Problem details:
All of the entries must be reproduced exactly, with no images carried over.

Data lines:
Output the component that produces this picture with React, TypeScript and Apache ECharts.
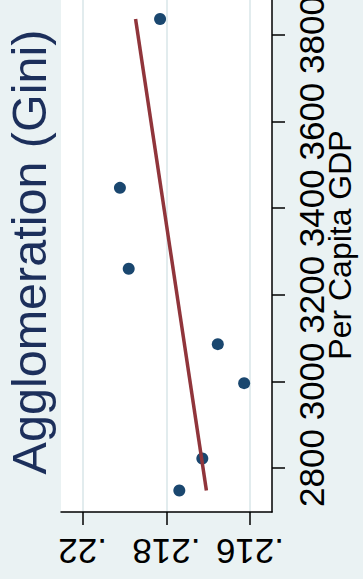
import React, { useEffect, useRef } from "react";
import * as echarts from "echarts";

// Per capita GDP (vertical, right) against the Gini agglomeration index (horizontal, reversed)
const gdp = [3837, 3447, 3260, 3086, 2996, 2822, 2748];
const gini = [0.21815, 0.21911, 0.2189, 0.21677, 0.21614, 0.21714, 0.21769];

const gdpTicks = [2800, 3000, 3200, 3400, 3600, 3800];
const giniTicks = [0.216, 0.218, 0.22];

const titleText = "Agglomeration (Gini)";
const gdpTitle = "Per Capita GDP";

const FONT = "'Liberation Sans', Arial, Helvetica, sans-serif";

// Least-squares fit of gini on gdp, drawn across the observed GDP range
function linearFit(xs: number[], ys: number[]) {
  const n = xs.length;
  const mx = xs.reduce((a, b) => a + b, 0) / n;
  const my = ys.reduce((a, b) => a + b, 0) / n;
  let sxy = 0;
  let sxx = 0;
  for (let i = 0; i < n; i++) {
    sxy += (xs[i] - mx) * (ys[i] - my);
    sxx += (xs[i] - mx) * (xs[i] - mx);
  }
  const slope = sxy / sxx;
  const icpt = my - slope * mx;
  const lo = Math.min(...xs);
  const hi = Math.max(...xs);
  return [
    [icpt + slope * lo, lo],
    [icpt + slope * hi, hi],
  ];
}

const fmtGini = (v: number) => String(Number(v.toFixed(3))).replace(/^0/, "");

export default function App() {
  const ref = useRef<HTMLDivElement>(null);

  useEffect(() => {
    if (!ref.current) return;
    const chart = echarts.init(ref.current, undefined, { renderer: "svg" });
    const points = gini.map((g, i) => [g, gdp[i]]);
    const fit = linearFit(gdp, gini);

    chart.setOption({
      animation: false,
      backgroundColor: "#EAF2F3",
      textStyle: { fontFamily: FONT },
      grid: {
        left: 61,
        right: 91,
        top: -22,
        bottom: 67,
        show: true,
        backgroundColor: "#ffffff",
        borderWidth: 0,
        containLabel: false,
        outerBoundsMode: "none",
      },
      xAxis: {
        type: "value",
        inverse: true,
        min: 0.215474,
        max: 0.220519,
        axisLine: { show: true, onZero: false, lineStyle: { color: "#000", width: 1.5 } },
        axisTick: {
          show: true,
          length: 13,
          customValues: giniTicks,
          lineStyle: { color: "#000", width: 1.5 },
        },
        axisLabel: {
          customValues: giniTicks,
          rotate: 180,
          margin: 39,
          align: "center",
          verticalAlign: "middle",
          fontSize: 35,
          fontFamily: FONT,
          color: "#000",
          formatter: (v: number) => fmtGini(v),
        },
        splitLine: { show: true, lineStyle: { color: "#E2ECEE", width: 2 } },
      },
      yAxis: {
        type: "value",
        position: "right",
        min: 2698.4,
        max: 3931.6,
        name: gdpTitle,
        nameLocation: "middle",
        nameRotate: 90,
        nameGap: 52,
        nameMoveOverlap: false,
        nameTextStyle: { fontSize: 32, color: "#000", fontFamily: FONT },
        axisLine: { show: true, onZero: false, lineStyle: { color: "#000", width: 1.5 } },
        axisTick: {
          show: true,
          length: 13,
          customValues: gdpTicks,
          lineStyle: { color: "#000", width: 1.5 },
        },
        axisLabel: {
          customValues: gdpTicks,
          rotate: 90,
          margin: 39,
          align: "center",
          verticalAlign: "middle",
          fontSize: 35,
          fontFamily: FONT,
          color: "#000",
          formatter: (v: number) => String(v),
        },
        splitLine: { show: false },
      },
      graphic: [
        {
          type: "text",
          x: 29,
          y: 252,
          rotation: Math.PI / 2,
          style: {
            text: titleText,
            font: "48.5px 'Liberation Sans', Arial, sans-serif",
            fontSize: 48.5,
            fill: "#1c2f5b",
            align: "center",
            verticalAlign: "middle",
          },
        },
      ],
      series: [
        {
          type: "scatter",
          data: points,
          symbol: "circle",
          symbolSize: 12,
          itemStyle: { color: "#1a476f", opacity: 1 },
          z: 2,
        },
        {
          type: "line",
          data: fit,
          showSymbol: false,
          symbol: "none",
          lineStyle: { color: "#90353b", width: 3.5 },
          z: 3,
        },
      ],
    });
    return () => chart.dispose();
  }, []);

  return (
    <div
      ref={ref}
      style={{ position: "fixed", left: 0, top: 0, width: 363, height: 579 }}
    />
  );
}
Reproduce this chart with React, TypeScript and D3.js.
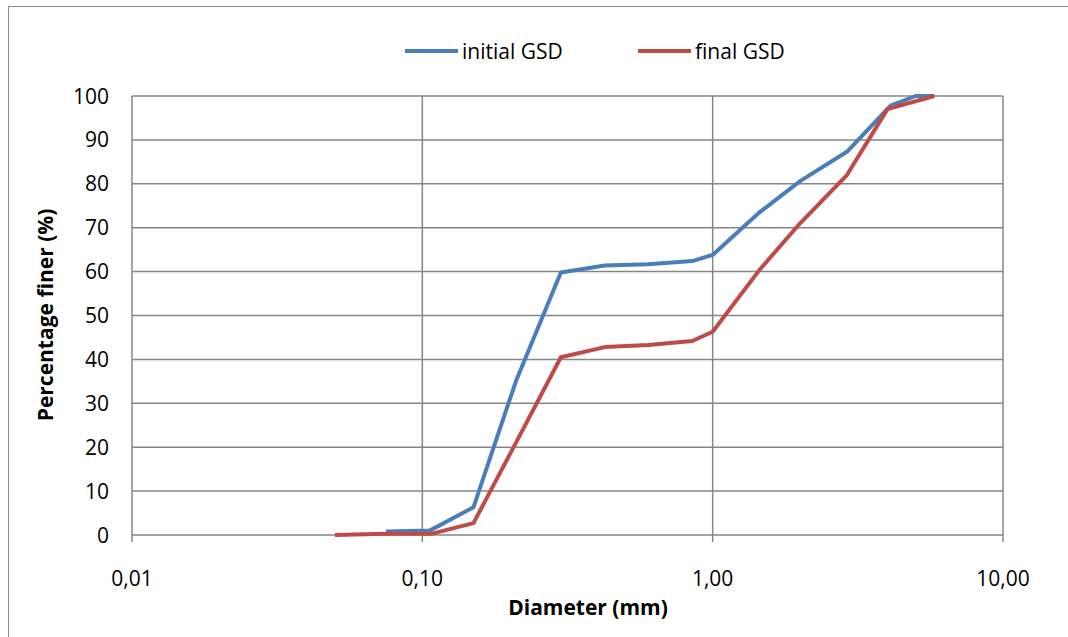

Exercise result:
Output the component that produces this picture with React, TypeScript and Apache ECharts.
import React, { useEffect, useRef } from "react";
import * as echarts from "echarts";

// Per capita GDP (vertical, right) against the Gini agglomeration index (horizontal, reversed)
const gdp = [3837, 3447, 3260, 3086, 2996, 2822, 2748];
const gini = [0.21815, 0.21911, 0.2189, 0.21677, 0.21614, 0.21714, 0.21769];

const gdpTicks = [2800, 3000, 3200, 3400, 3600, 3800];
const giniTicks = [0.216, 0.218, 0.22];

const titleText = "Agglomeration (Gini)";
const gdpTitle = "Per Capita GDP";

const FONT = "'Liberation Sans', Arial, Helvetica, sans-serif";

// Least-squares fit of gini on gdp, drawn across the observed GDP range
function linearFit(xs: number[], ys: number[]) {
  const n = xs.length;
  const mx = xs.reduce((a, b) => a + b, 0) / n;
  const my = ys.reduce((a, b) => a + b, 0) / n;
  let sxy = 0;
  let sxx = 0;
  for (let i = 0; i < n; i++) {
    sxy += (xs[i] - mx) * (ys[i] - my);
    sxx += (xs[i] - mx) * (xs[i] - mx);
  }
  const slope = sxy / sxx;
  const icpt = my - slope * mx;
  const lo = Math.min(...xs);
  const hi = Math.max(...xs);
  return [
    [icpt + slope * lo, lo],
    [icpt + slope * hi, hi],
  ];
}

const fmtGini = (v: number) => String(Number(v.toFixed(3))).replace(/^0/, "");

export default function App() {
  const ref = useRef<HTMLDivElement>(null);

  useEffect(() => {
    if (!ref.current) return;
    const chart = echarts.init(ref.current, undefined, { renderer: "svg" });
    const points = gini.map((g, i) => [g, gdp[i]]);
    const fit = linearFit(gdp, gini);

    chart.setOption({
      animation: false,
      backgroundColor: "#EAF2F3",
      textStyle: { fontFamily: FONT },
      grid: {
        left: 61,
        right: 91,
        top: -22,
        bottom: 67,
        show: true,
        backgroundColor: "#ffffff",
        borderWidth: 0,
        containLabel: false,
        outerBoundsMode: "none",
      },
      xAxis: {
        type: "value",
        inverse: true,
        min: 0.215474,
        max: 0.220519,
        axisLine: { show: true, onZero: false, lineStyle: { color: "#000", width: 1.5 } },
        axisTick: {
          show: true,
          length: 13,
          customValues: giniTicks,
          lineStyle: { color: "#000", width: 1.5 },
        },
        axisLabel: {
          customValues: giniTicks,
          rotate: 180,
          margin: 39,
          align: "center",
          verticalAlign: "middle",
          fontSize: 35,
          fontFamily: FONT,
          color: "#000",
          formatter: (v: number) => fmtGini(v),
        },
        splitLine: { show: true, lineStyle: { color: "#E2ECEE", width: 2 } },
      },
      yAxis: {
        type: "value",
        position: "right",
        min: 2698.4,
        max: 3931.6,
        name: gdpTitle,
        nameLocation: "middle",
        nameRotate: 90,
        nameGap: 52,
        nameMoveOverlap: false,
        nameTextStyle: { fontSize: 32, color: "#000", fontFamily: FONT },
        axisLine: { show: true, onZero: false, lineStyle: { color: "#000", width: 1.5 } },
        axisTick: {
          show: true,
          length: 13,
          customValues: gdpTicks,
          lineStyle: { color: "#000", width: 1.5 },
        },
        axisLabel: {
          customValues: gdpTicks,
          rotate: 90,
          margin: 39,
          align: "center",
          verticalAlign: "middle",
          fontSize: 35,
          fontFamily: FONT,
          color: "#000",
          formatter: (v: number) => String(v),
        },
        splitLine: { show: false },
      },
      graphic: [
        {
          type: "text",
          x: 29,
          y: 252,
          rotation: Math.PI / 2,
          style: {
            text: titleText,
            font: "48.5px 'Liberation Sans', Arial, sans-serif",
            fontSize: 48.5,
            fill: "#1c2f5b",
            align: "center",
            verticalAlign: "middle",
          },
        },
      ],
      series: [
        {
          type: "scatter",
          data: points,
          symbol: "circle",
          symbolSize: 12,
          itemStyle: { color: "#1a476f", opacity: 1 },
          z: 2,
        },
        {
          type: "line",
          data: fit,
          showSymbol: false,
          symbol: "none",
          lineStyle: { color: "#90353b", width: 3.5 },
          z: 3,
        },
      ],
    });
    return () => chart.dispose();
  }, []);

  return (
    <div
      ref={ref}
      style={{ position: "fixed", left: 0, top: 0, width: 363, height: 579 }}
    />
  );
}
Reproduce this chart with React, TypeScript and D3.js.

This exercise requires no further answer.